## Your goal
Pictures in the data below are not part of the copy; transcribe everything else exactly.

--- START ---

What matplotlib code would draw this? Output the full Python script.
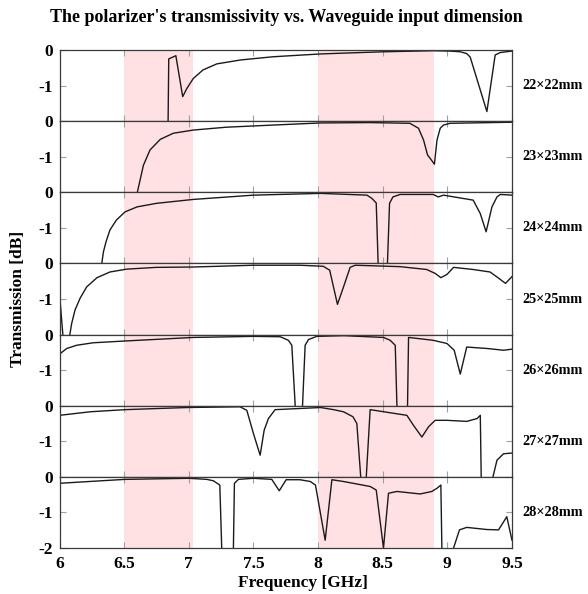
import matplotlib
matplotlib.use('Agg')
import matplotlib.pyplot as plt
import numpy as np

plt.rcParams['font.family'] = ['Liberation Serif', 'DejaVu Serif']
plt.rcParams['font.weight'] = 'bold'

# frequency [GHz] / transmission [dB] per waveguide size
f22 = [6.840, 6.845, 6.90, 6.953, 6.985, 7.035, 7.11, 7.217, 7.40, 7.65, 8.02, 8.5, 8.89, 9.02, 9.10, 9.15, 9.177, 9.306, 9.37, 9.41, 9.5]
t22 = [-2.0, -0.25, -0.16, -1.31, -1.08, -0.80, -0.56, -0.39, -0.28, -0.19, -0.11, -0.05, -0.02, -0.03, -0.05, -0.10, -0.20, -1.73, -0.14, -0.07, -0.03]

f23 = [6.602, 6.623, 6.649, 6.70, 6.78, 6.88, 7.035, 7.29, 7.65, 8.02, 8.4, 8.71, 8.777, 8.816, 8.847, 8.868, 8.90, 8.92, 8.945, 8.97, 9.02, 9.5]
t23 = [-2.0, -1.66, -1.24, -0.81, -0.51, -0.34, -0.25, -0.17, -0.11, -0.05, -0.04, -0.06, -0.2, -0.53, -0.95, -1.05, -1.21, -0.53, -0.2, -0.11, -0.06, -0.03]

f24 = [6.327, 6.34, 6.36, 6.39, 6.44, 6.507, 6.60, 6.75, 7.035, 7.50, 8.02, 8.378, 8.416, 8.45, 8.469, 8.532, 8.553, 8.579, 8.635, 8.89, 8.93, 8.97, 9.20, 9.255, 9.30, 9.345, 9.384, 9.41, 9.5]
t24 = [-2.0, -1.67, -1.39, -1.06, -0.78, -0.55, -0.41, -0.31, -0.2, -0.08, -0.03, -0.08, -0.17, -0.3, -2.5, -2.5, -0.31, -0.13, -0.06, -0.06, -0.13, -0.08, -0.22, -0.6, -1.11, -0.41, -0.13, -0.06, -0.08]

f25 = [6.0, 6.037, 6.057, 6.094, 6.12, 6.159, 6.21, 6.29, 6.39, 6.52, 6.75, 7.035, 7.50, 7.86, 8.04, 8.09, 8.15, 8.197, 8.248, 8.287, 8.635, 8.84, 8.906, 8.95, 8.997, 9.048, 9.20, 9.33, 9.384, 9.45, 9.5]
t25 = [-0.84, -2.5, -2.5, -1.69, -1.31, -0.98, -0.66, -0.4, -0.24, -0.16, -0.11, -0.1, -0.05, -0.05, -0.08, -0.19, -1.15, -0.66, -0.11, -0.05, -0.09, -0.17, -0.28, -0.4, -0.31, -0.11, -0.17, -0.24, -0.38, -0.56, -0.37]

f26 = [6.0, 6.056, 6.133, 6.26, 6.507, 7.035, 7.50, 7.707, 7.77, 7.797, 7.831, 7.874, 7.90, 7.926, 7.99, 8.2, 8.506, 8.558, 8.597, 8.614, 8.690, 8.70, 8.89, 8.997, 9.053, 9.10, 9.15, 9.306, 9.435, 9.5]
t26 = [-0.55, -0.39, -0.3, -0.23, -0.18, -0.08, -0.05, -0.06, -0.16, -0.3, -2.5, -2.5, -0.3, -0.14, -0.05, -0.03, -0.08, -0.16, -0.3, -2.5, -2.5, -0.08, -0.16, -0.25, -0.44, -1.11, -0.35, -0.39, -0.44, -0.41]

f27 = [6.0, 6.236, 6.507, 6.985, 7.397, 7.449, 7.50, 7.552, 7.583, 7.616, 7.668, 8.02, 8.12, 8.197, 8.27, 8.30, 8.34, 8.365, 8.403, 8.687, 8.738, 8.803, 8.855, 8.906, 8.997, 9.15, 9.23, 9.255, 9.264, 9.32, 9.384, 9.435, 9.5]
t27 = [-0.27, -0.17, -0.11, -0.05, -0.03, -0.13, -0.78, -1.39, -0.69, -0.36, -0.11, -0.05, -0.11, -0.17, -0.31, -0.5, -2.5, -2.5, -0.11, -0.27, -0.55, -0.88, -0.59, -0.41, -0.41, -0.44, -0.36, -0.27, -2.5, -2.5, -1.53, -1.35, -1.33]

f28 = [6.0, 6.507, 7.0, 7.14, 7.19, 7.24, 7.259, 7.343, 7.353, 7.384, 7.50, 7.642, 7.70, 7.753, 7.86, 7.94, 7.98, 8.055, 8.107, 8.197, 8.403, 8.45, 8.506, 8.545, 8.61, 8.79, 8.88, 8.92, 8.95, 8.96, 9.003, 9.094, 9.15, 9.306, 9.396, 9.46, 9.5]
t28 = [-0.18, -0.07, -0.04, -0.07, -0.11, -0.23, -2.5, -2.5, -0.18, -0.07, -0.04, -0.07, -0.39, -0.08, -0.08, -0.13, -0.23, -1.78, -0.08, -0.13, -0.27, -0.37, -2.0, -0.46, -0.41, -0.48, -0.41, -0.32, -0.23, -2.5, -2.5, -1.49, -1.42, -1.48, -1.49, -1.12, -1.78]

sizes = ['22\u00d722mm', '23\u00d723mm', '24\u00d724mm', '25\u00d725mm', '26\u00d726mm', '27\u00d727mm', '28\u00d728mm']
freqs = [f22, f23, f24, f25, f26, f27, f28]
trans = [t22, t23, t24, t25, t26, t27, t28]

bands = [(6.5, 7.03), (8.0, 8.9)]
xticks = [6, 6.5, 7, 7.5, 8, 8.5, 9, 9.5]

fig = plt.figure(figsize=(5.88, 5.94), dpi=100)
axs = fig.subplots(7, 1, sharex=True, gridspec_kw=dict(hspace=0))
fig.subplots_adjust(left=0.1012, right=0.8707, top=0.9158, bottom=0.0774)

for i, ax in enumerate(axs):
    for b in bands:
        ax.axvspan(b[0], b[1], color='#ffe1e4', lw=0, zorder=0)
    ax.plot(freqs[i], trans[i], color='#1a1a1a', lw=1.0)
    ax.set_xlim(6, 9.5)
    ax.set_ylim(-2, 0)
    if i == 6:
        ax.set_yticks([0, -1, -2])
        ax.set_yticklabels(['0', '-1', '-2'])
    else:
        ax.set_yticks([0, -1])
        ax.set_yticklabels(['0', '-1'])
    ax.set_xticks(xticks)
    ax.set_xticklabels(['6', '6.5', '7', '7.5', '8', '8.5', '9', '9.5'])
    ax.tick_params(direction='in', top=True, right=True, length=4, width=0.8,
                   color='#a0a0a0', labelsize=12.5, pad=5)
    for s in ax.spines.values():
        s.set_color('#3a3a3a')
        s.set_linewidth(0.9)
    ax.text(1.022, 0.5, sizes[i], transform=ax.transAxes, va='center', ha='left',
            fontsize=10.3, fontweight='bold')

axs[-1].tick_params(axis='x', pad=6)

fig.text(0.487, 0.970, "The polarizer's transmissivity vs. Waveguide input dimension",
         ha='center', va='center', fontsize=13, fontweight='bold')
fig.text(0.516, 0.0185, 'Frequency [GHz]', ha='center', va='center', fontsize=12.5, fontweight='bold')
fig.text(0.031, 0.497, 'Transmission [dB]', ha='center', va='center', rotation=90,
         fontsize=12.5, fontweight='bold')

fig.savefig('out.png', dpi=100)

--- END ---

## Result for this exercise
What matplotlib code would draw this? Output the full Python script.
import matplotlib
matplotlib.use('Agg')
import matplotlib.pyplot as plt
import numpy as np

plt.rcParams['font.family'] = ['Liberation Serif', 'DejaVu Serif']
plt.rcParams['font.weight'] = 'bold'

# frequency [GHz] / transmission [dB] per waveguide size
f22 = [6.840, 6.845, 6.90, 6.953, 6.985, 7.035, 7.11, 7.217, 7.40, 7.65, 8.02, 8.5, 8.89, 9.02, 9.10, 9.15, 9.177, 9.306, 9.37, 9.41, 9.5]
t22 = [-2.0, -0.25, -0.16, -1.31, -1.08, -0.80, -0.56, -0.39, -0.28, -0.19, -0.11, -0.05, -0.02, -0.03, -0.05, -0.10, -0.20, -1.73, -0.14, -0.07, -0.03]

f23 = [6.602, 6.623, 6.649, 6.70, 6.78, 6.88, 7.035, 7.29, 7.65, 8.02, 8.4, 8.71, 8.777, 8.816, 8.847, 8.868, 8.90, 8.92, 8.945, 8.97, 9.02, 9.5]
t23 = [-2.0, -1.66, -1.24, -0.81, -0.51, -0.34, -0.25, -0.17, -0.11, -0.05, -0.04, -0.06, -0.2, -0.53, -0.95, -1.05, -1.21, -0.53, -0.2, -0.11, -0.06, -0.03]

f24 = [6.327, 6.34, 6.36, 6.39, 6.44, 6.507, 6.60, 6.75, 7.035, 7.50, 8.02, 8.378, 8.416, 8.45, 8.469, 8.532, 8.553, 8.579, 8.635, 8.89, 8.93, 8.97, 9.20, 9.255, 9.30, 9.345, 9.384, 9.41, 9.5]
t24 = [-2.0, -1.67, -1.39, -1.06, -0.78, -0.55, -0.41, -0.31, -0.2, -0.08, -0.03, -0.08, -0.17, -0.3, -2.5, -2.5, -0.31, -0.13, -0.06, -0.06, -0.13, -0.08, -0.22, -0.6, -1.11, -0.41, -0.13, -0.06, -0.08]

f25 = [6.0, 6.037, 6.057, 6.094, 6.12, 6.159, 6.21, 6.29, 6.39, 6.52, 6.75, 7.035, 7.50, 7.86, 8.04, 8.09, 8.15, 8.197, 8.248, 8.287, 8.635, 8.84, 8.906, 8.95, 8.997, 9.048, 9.20, 9.33, 9.384, 9.45, 9.5]
t25 = [-0.84, -2.5, -2.5, -1.69, -1.31, -0.98, -0.66, -0.4, -0.24, -0.16, -0.11, -0.1, -0.05, -0.05, -0.08, -0.19, -1.15, -0.66, -0.11, -0.05, -0.09, -0.17, -0.28, -0.4, -0.31, -0.11, -0.17, -0.24, -0.38, -0.56, -0.37]

f26 = [6.0, 6.056, 6.133, 6.26, 6.507, 7.035, 7.50, 7.707, 7.77, 7.797, 7.831, 7.874, 7.90, 7.926, 7.99, 8.2, 8.506, 8.558, 8.597, 8.614, 8.690, 8.70, 8.89, 8.997, 9.053, 9.10, 9.15, 9.306, 9.435, 9.5]
t26 = [-0.55, -0.39, -0.3, -0.23, -0.18, -0.08, -0.05, -0.06, -0.16, -0.3, -2.5, -2.5, -0.3, -0.14, -0.05, -0.03, -0.08, -0.16, -0.3, -2.5, -2.5, -0.08, -0.16, -0.25, -0.44, -1.11, -0.35, -0.39, -0.44, -0.41]

f27 = [6.0, 6.236, 6.507, 6.985, 7.397, 7.449, 7.50, 7.552, 7.583, 7.616, 7.668, 8.02, 8.12, 8.197, 8.27, 8.30, 8.34, 8.365, 8.403, 8.687, 8.738, 8.803, 8.855, 8.906, 8.997, 9.15, 9.23, 9.255, 9.264, 9.32, 9.384, 9.435, 9.5]
t27 = [-0.27, -0.17, -0.11, -0.05, -0.03, -0.13, -0.78, -1.39, -0.69, -0.36, -0.11, -0.05, -0.11, -0.17, -0.31, -0.5, -2.5, -2.5, -0.11, -0.27, -0.55, -0.88, -0.59, -0.41, -0.41, -0.44, -0.36, -0.27, -2.5, -2.5, -1.53, -1.35, -1.33]

f28 = [6.0, 6.507, 7.0, 7.14, 7.19, 7.24, 7.259, 7.343, 7.353, 7.384, 7.50, 7.642, 7.70, 7.753, 7.86, 7.94, 7.98, 8.055, 8.107, 8.197, 8.403, 8.45, 8.506, 8.545, 8.61, 8.79, 8.88, 8.92, 8.95, 8.96, 9.003, 9.094, 9.15, 9.306, 9.396, 9.46, 9.5]
t28 = [-0.18, -0.07, -0.04, -0.07, -0.11, -0.23, -2.5, -2.5, -0.18, -0.07, -0.04, -0.07, -0.39, -0.08, -0.08, -0.13, -0.23, -1.78, -0.08, -0.13, -0.27, -0.37, -2.0, -0.46, -0.41, -0.48, -0.41, -0.32, -0.23, -2.5, -2.5, -1.49, -1.42, -1.48, -1.49, -1.12, -1.78]

sizes = ['22\u00d722mm', '23\u00d723mm', '24\u00d724mm', '25\u00d725mm', '26\u00d726mm', '27\u00d727mm', '28\u00d728mm']
freqs = [f22, f23, f24, f25, f26, f27, f28]
trans = [t22, t23, t24, t25, t26, t27, t28]

bands = [(6.5, 7.03), (8.0, 8.9)]
xticks = [6, 6.5, 7, 7.5, 8, 8.5, 9, 9.5]

fig = plt.figure(figsize=(5.88, 5.94), dpi=100)
axs = fig.subplots(7, 1, sharex=True, gridspec_kw=dict(hspace=0))
fig.subplots_adjust(left=0.1012, right=0.8707, top=0.9158, bottom=0.0774)

for i, ax in enumerate(axs):
    for b in bands:
        ax.axvspan(b[0], b[1], color='#ffe1e4', lw=0, zorder=0)
    ax.plot(freqs[i], trans[i], color='#1a1a1a', lw=1.0)
    ax.set_xlim(6, 9.5)
    ax.set_ylim(-2, 0)
    if i == 6:
        ax.set_yticks([0, -1, -2])
        ax.set_yticklabels(['0', '-1', '-2'])
    else:
        ax.set_yticks([0, -1])
        ax.set_yticklabels(['0', '-1'])
    ax.set_xticks(xticks)
    ax.set_xticklabels(['6', '6.5', '7', '7.5', '8', '8.5', '9', '9.5'])
    ax.tick_params(direction='in', top=True, right=True, length=4, width=0.8,
                   color='#a0a0a0', labelsize=12.5, pad=5)
    for s in ax.spines.values():
        s.set_color('#3a3a3a')
        s.set_linewidth(0.9)
    ax.text(1.022, 0.5, sizes[i], transform=ax.transAxes, va='center', ha='left',
            fontsize=10.3, fontweight='bold')

axs[-1].tick_params(axis='x', pad=6)

fig.text(0.487, 0.970, "The polarizer's transmissivity vs. Waveguide input dimension",
         ha='center', va='center', fontsize=13, fontweight='bold')
fig.text(0.516, 0.0185, 'Frequency [GHz]', ha='center', va='center', fontsize=12.5, fontweight='bold')
fig.text(0.031, 0.497, 'Transmission [dB]', ha='center', va='center', rotation=90,
         fontsize=12.5, fontweight='bold')

fig.savefig('out.png', dpi=100)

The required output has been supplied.